Setting a rookie record for passing yards elevates Andrew Luck into the conversation of best rookie campaigns of all time.
Luck is in a tight battle for Rookie of the Year honors with Russell Wilson and Robert Griffin III, but for the purposes of this list, we will look past the spectacular seasons those two quarterbacks are having.
Which rookie years have been the best throughout NFL history, and where does Luck fit in?
When Edgerrin James was good, he was great, and his rookie season of 1999 was one of the best in NFL history.
Of course, he was not the only great rookie that year, but more on that later.
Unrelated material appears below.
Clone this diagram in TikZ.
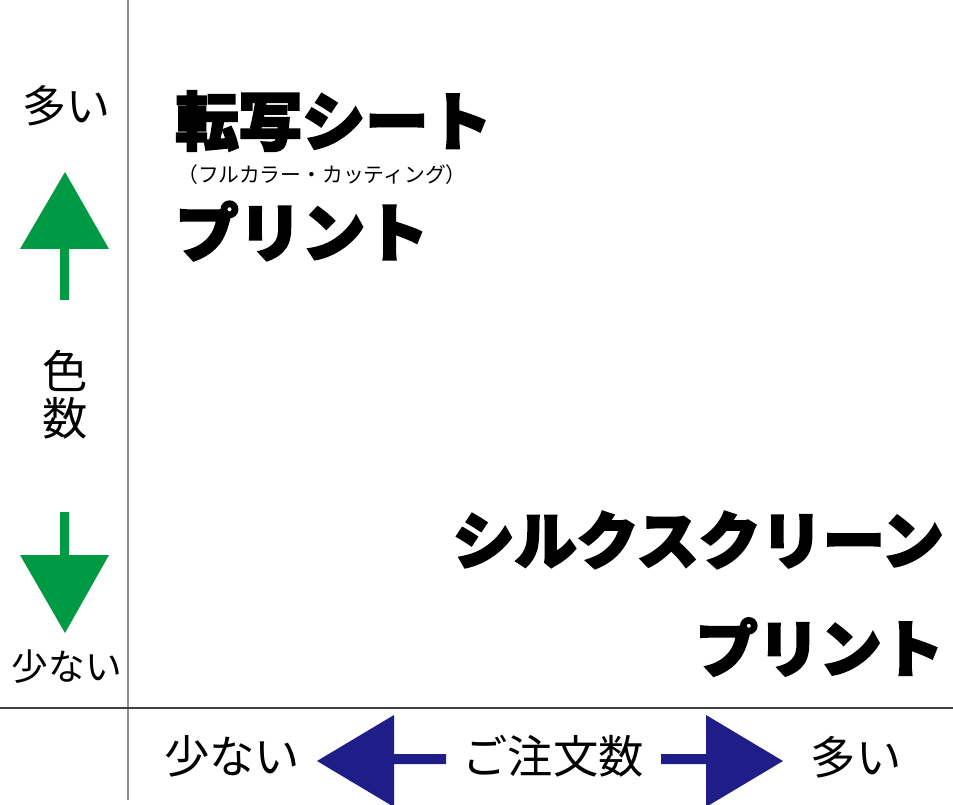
\documentclass[tikz,border=0pt]{standalone}
\usepackage{fontspec}
\newfontfamily\jp{Noto Sans CJK JP}
\newfontfamily\hv{Noto Sans CJK JP}[BoldFeatures={FakeBold=3.5}]
\definecolor{axgreen}{RGB}{0,154,68}
\definecolor{axblue}{RGB}{31,30,136}
\begin{document}
\begin{tikzpicture}[x=0.75pt,y=-0.75pt,
  lbl/.style={inner sep=0pt,font=\jp\fontsize{33}{33}\selectfont},
  big/.style={inner sep=0pt,font=\hv\bfseries\fontsize{47.5}{47.5}\selectfont},
  bigr/.style={inner sep=0pt,font=\hv\bfseries\fontsize{46.5}{46.5}\selectfont},
  sub/.style={inner sep=0pt,font=\jp\fontsize{15.6}{15.6}\selectfont}]
\useasboundingbox[fill=white] (0,0) rectangle (953,805);
% axes
\draw[line width=1.5pt,gray!90] (128,0) -- (128,800);
\draw[line width=1.2pt,black!75] (0,708) -- (953,708);
% green arrows
\fill[axgreen] (65,172) -- (109,249) -- (69,249) -- (69,300) -- (60,300) -- (60,249) -- (20,249) -- cycle;
\fill[axgreen] (65,633) -- (109,555) -- (69,555) -- (69,512) -- (60,512) -- (60,555) -- (20,555) -- cycle;
% blue arrows
\fill[axblue] (317,761) -- (394,715) -- (394,754) -- (446,754) -- (446,764) -- (394,764) -- (394,807) -- cycle;
\fill[axblue] (783,761) -- (706,715) -- (706,754) -- (661,754) -- (661,764) -- (706,764) -- (706,807) -- cycle;
% labels
\node[lbl] (many) at (66,106) {多い};
\node[lbl,font=\jp\fontsize{34}{34}\selectfont] (iro) at (65,371) {色};
\node[lbl,font=\jp\fontsize{34}{34}\selectfont] (su) at (65,418) {数};
\node[lbl,font=\jp\fontsize{27.5}{27.5}\selectfont] (few) at (67,667) {少ない};
\node[lbl,font=\jp\fontsize{34}{34}\selectfont] (fewx) at (232,756) {少ない};
\node[lbl,font=\jp\fontsize{34}{34}\selectfont] (order) at (553,756) {ご注文数};
\node[lbl,font=\jp\fontsize{34}{34}\selectfont] (manyx) at (856,757) {多い};
% products
\node[big,anchor=west] (tensha) at (175,121) {転写シート};
\node[sub] (full) at (322,175) {（フルカラー・カッティング）};
\node[big,anchor=west] (print1) at (175,231) {プリント};
\node[bigr,anchor=east] (silk) at (944,540) {シルクスクリーン};
\node[bigr,anchor=east] (print2) at (944,647) {プリント};
\end{tikzpicture}
\end{document}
For now, let's focus on James and his 1,553 yards rushing, 13 touchdowns and 369 attempts on the ground.
James was the workhorse that the Colts so desperately needed, getting all but 13 of the handoffs that season. He won Offensive Rookie of the Year and generated an amazing 2,139 yards of offense and 17 total touchdowns.
Has any player ever had as much build-up and hype coming out of college as Andrew Luck?
The proverbial "can't miss" No. 1 pick, Luck has done everything to live up to that moniker in his rookie campaign.
He has surpassed Cam Newton's year-old mark of 4,051 passing yards to become the all-time rookie leader. Luck has poise in the pocket not usually associated with such a young player and has quickly taken the Indianapolis Colts from doormat to contender.
His 18 interceptions are a clear blemish, but Luck has been every bit as good as advertised.
For the other star of 1999, we turn to the Defensive Rookie of the Year and a bona fide "freak," Jevon Kearse.
The Tennessee Titans' defensive end set the rookie record with 14.5 sacks and created a new standard for what a defensive end could be.
6'4" and 265 pounds, Kearse was lethal off the edge and could get to the QB in ways that offensive tackles were not used to seeing.
He added eight forced fumbles, 48 tackles and one touchdown to his rookie resume.
Perhaps no player ever took the NFL by storm as much as Randy Moss in 1998.
The Minnesota Vikings' wide receiver exploded onto the scene, setting a rookie record with 17 touchdown receptions and immediately establishing himself as one of the best deep threats in the league.
Only three players have ever caught more touchdowns in a season than Moss did in his rookie campaign. He averaged 19 yards per catch and won Rookie of the Year honors.
Reading Eric Dickerson's 1983 statistics is a surreal experience.
As a rookie, Dickerson rushed for 1,808 yards, 18 touchdowns and averaged 4.6 yards per carry. It was the beginning of a storied Hall of Fame career.
Much like Kearse at defensive end, Dickerson's combination of size and speed changed the entire idea of what a running back could be at the professional level.
Dickerson's rookie season wins a close battle for the best of all time, and it will be a tough season for any player to topple.